Он не отвечал, он не шевелился, он не дышал. Только у второго его лица воздух – не плотнее тени дуновения – легонько колыхался от вдоха к выдоху.
– Ты что, не один? – Она заговорила еще тише. – Послушай, мне просто надо тебя увидеть. Поговорим спокойно, и я уйду, если хочешь. Обещаю.
– Да открой же! – Она повысила голос. – Или я сейчас звоню в скорую, что человек один в квартире без сознания. Ну пожалуйста!
Илья протянул руку к замку. Щелчок.
– Открыто, – глухо сказал он. – Только не включай свет.
Когда Маруся захлопнула дверь и стала осматриваться, Илья стоял далеко в комнате у задернутого шторами окна, вполоборота к двери. Она напряженно вглядывалась в потемки.
– Свет не включай, – повторил он.
– Почему? – Она сделала шаг к нему. Илья молчал. – Ладно.
– Что случилось? Ты не похож на больного.
– Тебе не надо этого видеть.
– Чего видеть?
Маруся тяжело вздохнула в дверном проеме комнаты, сняла наконец свой рюкзачок, бросила к ногам, и тут Илья почувствовал, что сейчас, это уже неотвратимо, она подойдет к нему ближе. И все поймет. Он сжался, зажмурился, желая, черт, чтобы она исчезла. Или чтобы сейчас исчез он сам.
– Хорошо. Просто стой там.
– Да что с тобой происходит?! – воскликнула она. – Ты не то что чужой… ты такой, будто из антиматерии какой-то.
Оклик резко хлестнул его в сумраке:
– Илья!
– Мне кажется, я тяжело болен, – сказал он, удивляясь этому жалкому голосу. – У меня очень болит голова.
Маруся молчала.
– Я проснулся ночью от сильной головной боли. С таким чувством, что мне перетянули шею и подвесили в пустоте. Внутрь кровь проталкивается, а обратно нет. И ее все больше там, внутри, все больше наливалось. Я боялся, что череп треснет и кровь хлынет наружу, но он вместо этого рос и рос, как у детей растет голова, только быстро. И еще мозг будто обернули изнутри в сто слоев пупырки, и шкодливый гадёнок, слепой и тупой, засунул туда сверху обе руки по локоть, и цепко хватал там пальцами, и лопал пузырек за пузырьком.
Нет, врача не надо, – твердо говорил он. – Я выпил таблетки от давления, стало получше. – Но ведь нельзя же так безответственно, Илья.
– Это всего лишь давление, уверен, ничего страшного. Я почитал по симптомам.
– Но почему ты сделал это так? – говорила она.
– Мне просто нужен покой какое-то время, несколько дней.
– То есть ты хочешь, чтобы сейчас я просто ушла? Ты ведь можешь никогда меня больше не увидеть.

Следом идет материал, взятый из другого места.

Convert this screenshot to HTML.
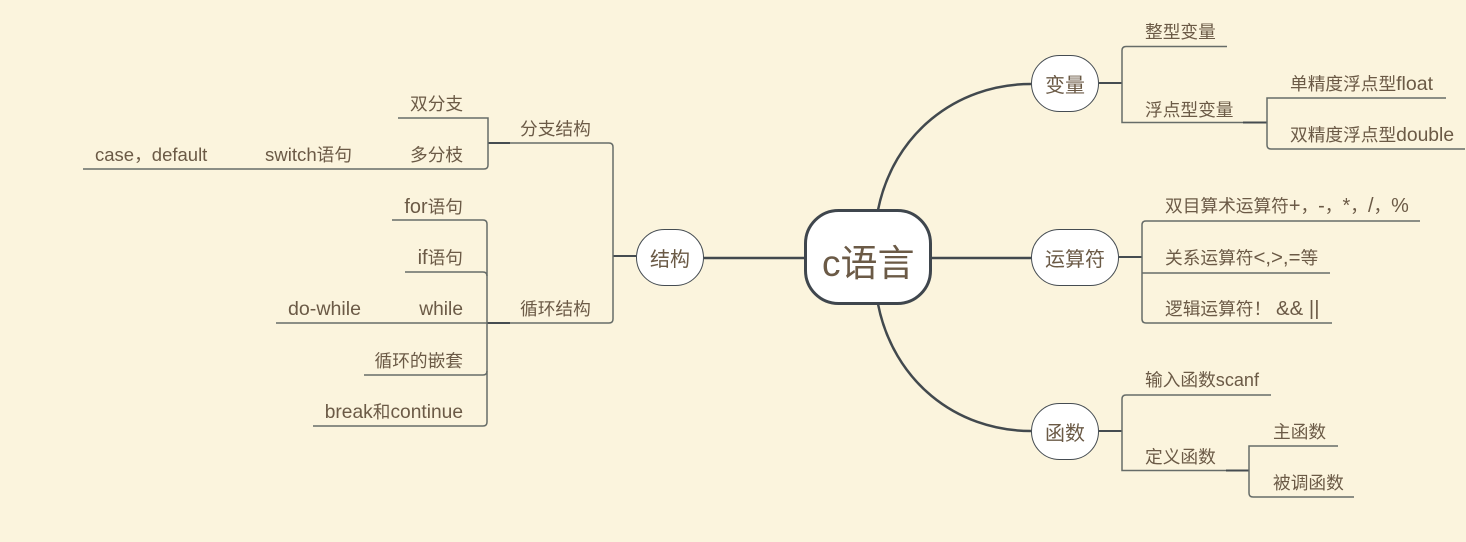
<!DOCTYPE html>
<html lang="zh">
<head>
<meta charset="utf-8">
<title>c语言</title>
<style>
html,body{margin:0;padding:0;background:#fbf4dd;width:1466px;height:542px;overflow:hidden}
svg{display:block}
text{font-family:"Liberation Sans","Noto Sans CJK SC",sans-serif;font-size:17.7px;fill:#6b5a46}
tspan.a{font-size:19.5px}
.big{font-size:20px}
.l{fill:none;stroke:#666c68;stroke-width:1.5}
.t{fill:none;stroke:#454c50;stroke-width:2}
.m{fill:none;stroke:#42494e;stroke-width:2.5}
.n{fill:#fff;stroke:#454c52;stroke-width:1}
</style>
</head>
<body>
<svg width="1466" height="542" viewBox="0 0 1466 542" xmlns="http://www.w3.org/2000/svg">
<rect width="1466" height="542" fill="#fbf4dd"/>

<!-- main connectors -->
<path class="m" d="M878,210 C893,135 955,84 1031,84"/>
<path class="m" d="M878,304 C893,380 955,431 1031,431"/>
<path class="m" d="M931,258 H1031"/>
<path class="m" d="M704,258 H805"/>

<!-- 变量 branch -->
<path class="t" d="M1099,83 H1122"/>
<path class="l" d="M1227,46.5 H1126 Q1122,46.5 1122,50.5 V122.5 H1243"/>
<path class="t" d="M1243,122.5 H1267"/>
<path class="l" d="M1446,98 H1267 V145 Q1267,149 1271,149 H1465"/>

<!-- 运算符 branch -->
<path class="t" d="M1119,257 H1142"/>
<path class="l" d="M1420,221 H1146 Q1142,221 1142,225 V319 Q1142,323 1146,323 H1332"/>
<path class="l" d="M1142,273 H1330"/>

<!-- 函数 branch -->
<path class="t" d="M1099,431 H1122"/>
<path class="l" d="M1271,395 H1126 Q1122,395 1122,399 V470.5 H1226"/>
<path class="t" d="M1226,470.5 H1249"/>
<path class="l" d="M1338,446 H1249 V493 Q1249,497 1253,497 H1354"/>

<!-- 结构 branch -->
<path class="t" d="M613,256 H636"/>
<path class="l" d="M510,143 H609 Q613,143 613,147 V319 Q613,323 609,323 H510"/>
<path class="t" d="M488,143 H510"/>
<path class="t" d="M487,323 H510"/>
<path class="l" d="M398,118 H488 V165 Q488,169 484,169 H83"/>
<path class="l" d="M392,220 H483 Q487,220 487,224 V422 Q487,426 483,426 H313"/>
<path class="l" d="M405,272 H483 Q487,272 487,276"/>
<path class="l" d="M276,323 H487"/>
<path class="l" d="M364,375 H483 Q487,375 487,371"/>

<!-- nodes -->
<rect x="805.5" y="210.5" width="125" height="93" rx="33" ry="33" fill="#fff" stroke="#3f464d" stroke-width="3"/>
<rect class="n" x="1031.5" y="55.5" width="67" height="56" rx="28" ry="28"/>
<rect class="n" x="1031.5" y="229.5" width="87" height="56" rx="28" ry="28"/>
<rect class="n" x="1031.5" y="403.5" width="67" height="56" rx="28" ry="28"/>
<rect class="n" x="636.5" y="229.5" width="67" height="56" rx="28" ry="28"/>

<!-- node labels -->
<text x="822" y="276" style="font-size:37px">c语言</text>
<text class="big" x="1045" y="92">变量</text>
<text class="big" x="1045" y="266">运算符</text>
<text class="big" x="1045" y="440">函数</text>
<text class="big" x="650" y="266">结构</text>

<!-- right labels -->
<text x="1145" y="38">整型变量</text>
<text x="1145" y="116">浮点型变量</text>
<text x="1290" y="90">单精度浮点型<tspan class="a">float</tspan></text>
<text x="1290" y="141">双精度浮点型<tspan class="a" style="font-size:19.3px">double</tspan></text>
<text x="1165" y="212">双目算术运算符<tspan class="a" style="font-size:19.9px">+</tspan>，<tspan class="a" style="font-size:19.9px">-</tspan>，<tspan class="a" style="font-size:19.9px">*</tspan>，<tspan class="a" style="font-size:19.9px">/</tspan>，<tspan class="a" style="font-size:19.9px">%</tspan></text>
<text x="1165" y="264">关系运算符<tspan class="a" style="font-size:20.4px">&lt;,&gt;,=</tspan>等</text>
<text x="1165" y="315">逻辑运算符！ <tspan class="a" style="font-size:20.4px">&amp;&amp; ||</tspan></text>
<text x="1145" y="386">输入函数<tspan class="a" style="font-size:18.1px">scanf</tspan></text>
<text x="1145" y="463">定义函数</text>
<text x="1273" y="438">主函数</text>
<text x="1273" y="489">被调函数</text>

<!-- left labels -->
<text x="520" y="135">分支结构</text>
<text x="520" y="315">循环结构</text>
<text x="410" y="110">双分支</text>
<text x="410" y="161">多分枝</text>
<text x="265" y="161"><tspan class="a" style="font-size:18.6px">switch</tspan>语句</text>
<text x="95" y="161"><tspan class="a" style="font-size:18.5px">case</tspan>，<tspan class="a" style="font-size:18.5px">default</tspan></text>
<text x="463" y="213" text-anchor="end"><tspan class="a" style="font-size:19.9px">for</tspan>语句</text>
<text x="463" y="264" text-anchor="end"><tspan class="a" style="font-size:20px">if</tspan>语句</text>
<text x="463" y="315" text-anchor="end"><tspan class="a" style="font-size:19.2px">while</tspan></text>
<text x="288" y="315"><tspan class="a" style="font-size:19.6px">do-while</tspan></text>
<text x="463" y="367" text-anchor="end">循环的嵌套</text>
<text x="463" y="418" text-anchor="end"><tspan class="a" style="font-size:19.2px">break</tspan>和<tspan class="a" style="font-size:19.2px">continue</tspan></text>
</svg>
</body>
</html>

У меня тоже есть гордость. Третьей попытки у нас не будет, Илья, слышишь? Что ты молчишь?!
Не дождавшись ответа, Маруся наклонилась в темноте за рюкзачком, но, видимо, вспомнив о чем-то еще, медленно выпрямилась.
– Не тебе одному решать за троих, – сказала она.

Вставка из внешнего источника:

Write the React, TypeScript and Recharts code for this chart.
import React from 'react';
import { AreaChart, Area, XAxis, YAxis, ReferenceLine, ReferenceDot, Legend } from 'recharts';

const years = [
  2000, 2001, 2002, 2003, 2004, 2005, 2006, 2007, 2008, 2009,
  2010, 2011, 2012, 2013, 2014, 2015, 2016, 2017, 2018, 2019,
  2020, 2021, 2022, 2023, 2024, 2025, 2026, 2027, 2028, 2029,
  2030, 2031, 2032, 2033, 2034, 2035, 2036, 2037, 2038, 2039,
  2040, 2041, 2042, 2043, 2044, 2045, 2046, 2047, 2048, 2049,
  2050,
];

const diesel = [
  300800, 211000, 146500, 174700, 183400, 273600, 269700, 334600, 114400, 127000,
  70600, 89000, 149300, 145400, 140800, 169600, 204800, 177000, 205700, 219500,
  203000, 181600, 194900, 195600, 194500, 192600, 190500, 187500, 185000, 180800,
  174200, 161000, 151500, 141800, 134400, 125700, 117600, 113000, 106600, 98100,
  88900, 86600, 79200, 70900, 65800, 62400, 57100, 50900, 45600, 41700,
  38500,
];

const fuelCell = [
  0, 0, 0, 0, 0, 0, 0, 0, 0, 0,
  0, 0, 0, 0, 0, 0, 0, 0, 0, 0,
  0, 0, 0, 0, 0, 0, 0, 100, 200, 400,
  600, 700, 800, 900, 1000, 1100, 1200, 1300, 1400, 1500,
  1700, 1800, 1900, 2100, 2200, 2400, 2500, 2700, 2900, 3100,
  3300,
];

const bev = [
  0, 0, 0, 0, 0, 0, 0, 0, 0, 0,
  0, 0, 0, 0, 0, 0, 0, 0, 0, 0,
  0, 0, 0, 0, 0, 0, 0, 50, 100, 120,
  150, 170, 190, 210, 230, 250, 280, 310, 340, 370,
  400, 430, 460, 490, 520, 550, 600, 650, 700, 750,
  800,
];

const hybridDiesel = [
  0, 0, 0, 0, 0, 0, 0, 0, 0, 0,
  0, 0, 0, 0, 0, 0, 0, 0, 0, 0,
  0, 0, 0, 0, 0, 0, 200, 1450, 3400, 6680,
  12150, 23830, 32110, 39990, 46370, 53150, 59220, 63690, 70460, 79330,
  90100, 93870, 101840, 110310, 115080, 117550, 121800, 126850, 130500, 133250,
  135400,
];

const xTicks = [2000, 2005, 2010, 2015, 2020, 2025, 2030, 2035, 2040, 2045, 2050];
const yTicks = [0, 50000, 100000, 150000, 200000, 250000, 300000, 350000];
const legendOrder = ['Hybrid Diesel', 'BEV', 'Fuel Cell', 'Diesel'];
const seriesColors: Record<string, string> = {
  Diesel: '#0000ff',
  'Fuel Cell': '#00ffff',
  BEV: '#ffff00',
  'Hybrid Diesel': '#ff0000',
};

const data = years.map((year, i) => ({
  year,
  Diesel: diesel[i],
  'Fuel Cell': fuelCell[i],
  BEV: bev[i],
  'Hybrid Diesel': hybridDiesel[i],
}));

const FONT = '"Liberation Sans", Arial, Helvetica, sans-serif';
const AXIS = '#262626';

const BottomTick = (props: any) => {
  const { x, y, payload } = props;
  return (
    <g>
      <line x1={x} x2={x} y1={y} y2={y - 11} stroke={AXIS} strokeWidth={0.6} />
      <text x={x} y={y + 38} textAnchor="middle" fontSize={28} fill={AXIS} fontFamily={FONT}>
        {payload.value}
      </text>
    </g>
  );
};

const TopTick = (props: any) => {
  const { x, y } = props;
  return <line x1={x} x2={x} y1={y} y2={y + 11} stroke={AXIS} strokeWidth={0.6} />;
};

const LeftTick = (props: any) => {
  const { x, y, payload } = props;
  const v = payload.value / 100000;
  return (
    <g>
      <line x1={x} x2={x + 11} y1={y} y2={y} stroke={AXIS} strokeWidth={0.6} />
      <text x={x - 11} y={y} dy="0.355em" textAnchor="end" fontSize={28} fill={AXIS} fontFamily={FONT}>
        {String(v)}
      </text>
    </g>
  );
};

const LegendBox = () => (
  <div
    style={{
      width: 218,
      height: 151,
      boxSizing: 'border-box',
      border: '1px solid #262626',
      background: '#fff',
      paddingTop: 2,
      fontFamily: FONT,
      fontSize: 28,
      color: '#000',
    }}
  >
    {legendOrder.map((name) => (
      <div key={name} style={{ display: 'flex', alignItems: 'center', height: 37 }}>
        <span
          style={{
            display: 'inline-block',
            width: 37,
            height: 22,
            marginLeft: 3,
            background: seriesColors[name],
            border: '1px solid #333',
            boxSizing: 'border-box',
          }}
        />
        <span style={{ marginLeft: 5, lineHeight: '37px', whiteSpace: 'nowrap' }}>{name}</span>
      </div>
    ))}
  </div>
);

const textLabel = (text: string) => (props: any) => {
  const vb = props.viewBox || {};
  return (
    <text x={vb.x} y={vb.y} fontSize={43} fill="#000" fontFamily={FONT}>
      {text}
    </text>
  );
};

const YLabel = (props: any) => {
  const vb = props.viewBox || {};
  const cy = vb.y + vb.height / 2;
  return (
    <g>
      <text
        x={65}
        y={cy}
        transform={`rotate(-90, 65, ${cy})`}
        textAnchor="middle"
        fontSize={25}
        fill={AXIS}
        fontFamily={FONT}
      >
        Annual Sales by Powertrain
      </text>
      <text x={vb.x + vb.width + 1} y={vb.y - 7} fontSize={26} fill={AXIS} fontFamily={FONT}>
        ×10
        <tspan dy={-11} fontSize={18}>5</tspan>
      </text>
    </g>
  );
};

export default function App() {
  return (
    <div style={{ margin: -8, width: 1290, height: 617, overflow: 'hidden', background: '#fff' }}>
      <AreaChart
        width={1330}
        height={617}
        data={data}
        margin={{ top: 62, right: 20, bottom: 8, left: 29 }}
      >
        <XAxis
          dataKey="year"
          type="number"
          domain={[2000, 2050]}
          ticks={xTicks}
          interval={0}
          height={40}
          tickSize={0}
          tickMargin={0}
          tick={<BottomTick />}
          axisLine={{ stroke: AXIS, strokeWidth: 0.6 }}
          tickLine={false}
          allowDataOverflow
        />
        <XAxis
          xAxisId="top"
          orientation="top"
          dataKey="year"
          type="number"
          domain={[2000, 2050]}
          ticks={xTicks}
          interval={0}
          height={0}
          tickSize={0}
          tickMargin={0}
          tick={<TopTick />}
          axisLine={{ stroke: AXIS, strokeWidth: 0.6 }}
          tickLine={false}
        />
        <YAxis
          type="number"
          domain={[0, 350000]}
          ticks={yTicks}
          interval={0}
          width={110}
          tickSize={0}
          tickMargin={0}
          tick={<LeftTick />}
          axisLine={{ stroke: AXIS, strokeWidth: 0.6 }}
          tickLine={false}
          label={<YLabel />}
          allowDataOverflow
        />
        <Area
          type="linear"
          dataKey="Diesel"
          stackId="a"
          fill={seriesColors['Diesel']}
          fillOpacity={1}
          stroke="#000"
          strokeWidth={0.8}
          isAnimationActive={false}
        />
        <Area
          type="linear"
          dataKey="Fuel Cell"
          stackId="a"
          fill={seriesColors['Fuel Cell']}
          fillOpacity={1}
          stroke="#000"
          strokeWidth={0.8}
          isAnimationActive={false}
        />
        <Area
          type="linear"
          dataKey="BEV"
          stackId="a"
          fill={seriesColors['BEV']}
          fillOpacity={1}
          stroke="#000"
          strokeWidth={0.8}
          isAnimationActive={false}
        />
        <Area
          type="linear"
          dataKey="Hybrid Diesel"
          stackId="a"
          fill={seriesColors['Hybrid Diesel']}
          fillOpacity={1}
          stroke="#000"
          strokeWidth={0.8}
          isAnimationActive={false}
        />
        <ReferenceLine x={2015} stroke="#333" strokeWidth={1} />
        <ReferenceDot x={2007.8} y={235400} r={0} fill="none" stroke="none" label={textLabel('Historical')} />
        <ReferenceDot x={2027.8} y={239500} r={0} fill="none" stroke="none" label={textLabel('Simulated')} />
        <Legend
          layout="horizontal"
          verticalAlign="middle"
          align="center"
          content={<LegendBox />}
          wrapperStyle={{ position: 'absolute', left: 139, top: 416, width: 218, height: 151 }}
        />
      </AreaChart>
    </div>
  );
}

И зло хлопнула ладонью по выключателю.
Первый фаюм он написал почти три года назад. Годом ранее, не успев сдать летнюю сессию, Маруся уехала к родителям и через месяц подарила им внучку. Кажется, она подумывала о том, как после академического отпуска перевестись в свой местный пединститут, но с этим возникли какие-то не до конца понятные сложности, и спустя год ей пришлось вернуться в Петербург. По возвращении она позвонила Илье, чтобы холодно сообщить, что хочет вернуть ему ключи. Они встретились субботним вечером у Демидова моста – и больше никогда не расставались. Вскоре поехали вдвоем праздновать Машин день рождения в Москву, где случайное наитие в музее и определило для Ильи дальнейшую его судьбу.
Оставалось лишь, выражаясь изящным слогом, вплести ниточку откровения в ткань повседневной реальности. Не сразу, но ему все-таки удалось найти несколько подходящих мест для того, чтобы разместить свое короткое объявление.
Proteus написал(а) 19 октября в 23:49:07 UTC+3:
«Доступ к личному бессмертию. Без эзотерики и биофизики, антицифра. Дорого. Полная безусловная гарантия нынче, присно, ет ин секула секулорум. За подробностями обращайтесь, пожалуйста, в ЛС или письмом».